Hong Kong - Moody's Investors Service has upgraded its ratings on several tranches of a Hong Kong CMBS deal, due to the transaction's robust performance in difficult economic circumstances.
The transaction in question - Harbour City Funding 1 - was issued by property group Wharf Holdings in February 1999 and backed by a portfolio of retail and office properties. It was lead-managed by Merrill Lynch and totaled US$575.2 million - at the time, the biggest ever non-Japan Asian ABS deal.
Five series of notes were upgraded: series B1 US$70 million floating rate notes, from Aa2 to Aa1; series B2 HK$319.9 million floating rate notes, from Aa2 to Aa1; series B3 HK$67.5 million fixed rate notes, from Aa2 to Aa1; series C2 HK$260 million floating rate notes, from A2 to A1; and series C3 HK$295.3 million fixed rate notes, from A2 to A1.
Korea - The Korean Asset Management Corp., the country's bad debt agency, last week issued its first international securitization and one of non-Japan Asia's first cross border securitizations of non-performing loans. The $367 million deal, which was joint lead managed by UBS Warburg and Deutsche Bank, seems to have been a runaway success, with all the paper sold prior to the official launch.
The deal is backed by a portfolio of restructured loans - worth $419 million- originated by six Korean banks and sold to Kamco after the onset of the Asian financial crisis caused the loans to turn bad. Over 90% of 135 loans to 45 obligors are denominated in U.S. dollars, with the rest in yen.
Malaysia - Several investment banks are at one stage or another of securitizations in Malaysia with Nomura International the first to make a public announcement that it is working on a deal.

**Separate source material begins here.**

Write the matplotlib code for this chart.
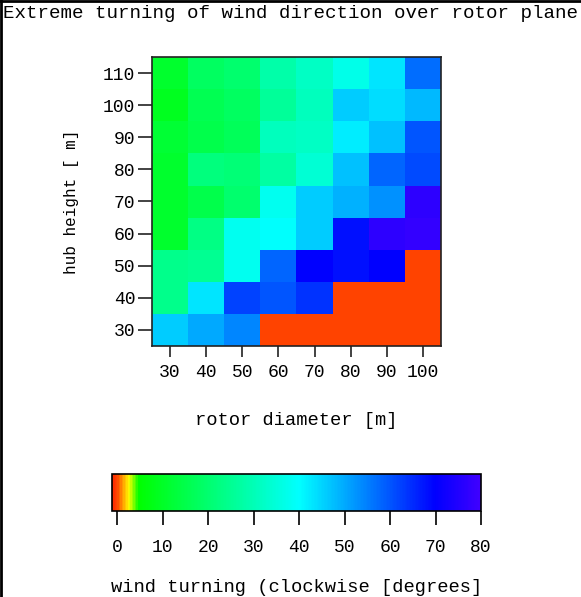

Nomura is working on an "operating company" or "whole business" securitization for a Sarawak-based silicon wafer manufacturer called 1stSilicon. The deal will parcel the revenues of the business, principally sales of wafers, the building blocks of semiconductors, plus all of the company's assets. It is expected to be completed in the first quarter of next year and, if it is a success, it will refinance a $180 million syndicated loan that Nomura has already organized for the company.
Amsterdam - Dutch mortgage lender Bouwfonds Hypotheken, a subsidiary of ABN Amro, last week launched an mortgage-backed deal that was underwritten and managed by its parent company. Called Castle 1, the E200 million ($188 million) deal is backed by of a pool of around 5,700 loans with an average loan-to-value ratio of 67%.
The mortgages were sold by Bouwfonds through brokers and insurance companies. Stater was brought in as servicer. The deal employs a simple pass through structure. Credit enhancement of 5.5% for the senior A notes comes from subordination on the two junior tranches, excess spread and a reserve fund that will amount to 0.6% of the notes at closing. The B notes are protected by subordination on the C notes, which in turn are protected by the fund and excess spread.
Denmark - Unibank recently became the first Scandanavian bank to arrange a multiseller asset-backed commercial paper conduit. Advances from notes issued by the conduit, called Viking Asset Securitization Ltd., will be used to purchase receivables or securities from highly rated organizations. The first to go into the pot was the purchase of $92 billion of triple-A rated wrapped CBO transaction. Credit enhancement for the program is in the form of a letter of credit and a liquidity facility provided by Unibank.
Germany - Commerzbank last week launched the largest ever mortgage-backed transaction to come out of Germany. Called Commerzbank AG, Residence 2000-1, the EURO2.5 billion ($2.35 billion) synthetic deal is backed by a pool of residential mortgages originated and serviced by Commerzbank. The bank also arranged and managed the transaction.The underlying pool comprises around 41,500 loans with a value of just over EURO2.5 billion, with 68% being first ranking mortgages
Brazil - BNP Paribas and co-arranger Banco BBA finally closed last week a $135.5 million privately placed securitization of export receivables for Brazilian iron ore pellet exporter Samarco Mineracao S.A. The transaction was actually sold and priced in January, but it has taken until now to get all the paperwork in place, including approvals from the Brazilian authorities.
Three series of notes were issued through the Iron Ore Master Trust. The first series consisted of $33.5 million and was exchanged with the holders of the secured export notes issued by Samarco in 1995. The second series of $32 million was placed with one Japanese investor and four European commercial banks. Both sets of notes carry a coupon of Libor plus 300 basis points and have a five-year final maturity. The third series consisted of $70 million in notes, which were sold to three major U.S. mutual funds. The notes carry a fixed coupon of 10.04% and priced at 350 basis points over Treasuries.